I just want a small sample like 20-30 seconds of running over grass, dont need/want a big file size.

Upload error is for Vegas forum or Youtube? If you cant upload here maybe you can upload to another file sharing service like Mega, google Drive, Dropbox, Medifire etc. If you had some account in one of them.

PS: This frame blockyness occur in any complex footage at Youtube AVC, maybe you wont notice the uglyness of that in motion but when paused all can be seen. Anyway Youtube VP9 will not cause this type of issue, make every frame more like the one was good enough.
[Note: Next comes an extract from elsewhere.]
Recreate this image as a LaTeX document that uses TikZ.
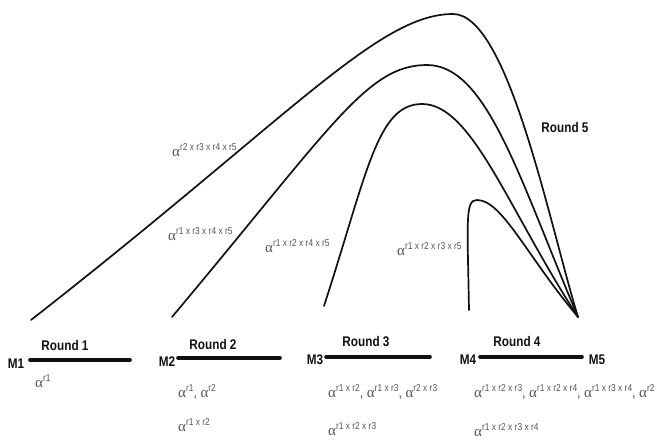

Do you already done the process to force YT encode VP9?

Chummy wrote on 6/22/2017, 8:10 AM

Let me try if you can notice difference in Youtube quality.

 

This is a video source uploaded directly to Youtube without special "treatment" like yours. this game dont have AA neither motion blur and running in vegetation fields will cause high keyframe pixelation every 5 seconds in YT AVC.

Original source:

This one is the source with special treatment, motion blur addition to smooth crispy grass:

Take a look at this one which i smoothed too with AA+blur:

Be sure to watch them in 1080p. Do you notice quality difference between one and another at the keyframes heavy pixelation while playing?

richard-t wrote on 6/22/2017, 8:21 AM

They all still look pixelated :o https://drive.google.com/file/d/0B1J4247w53GReVNBcTRsNWRmUVU/view?usp=sharing took a whileto upload but here ya go my dude

Chummy wrote on 6/22/2017, 9:14 AM

Yes, they all have artifacting, but there is some difference in the amount of artifacts at keyframes every 5 seconds.

Thats the point, you will never be able to remove all "artifacting" from Youtube AVC encoding with complex footage, you can only try decreasing a few the amount of it. Thats when we talk about 1080p and lower resolutions.

Beyond forcing VP9 encoding you can upscaling your video to 1440p, then those can watch it in 1440p(needs 12mbps+ download connection) will see better results because higher bitrate per macroblock and resulting in better general quality. Yet i cant guarantee it will vanish with some artifacting but will be way less.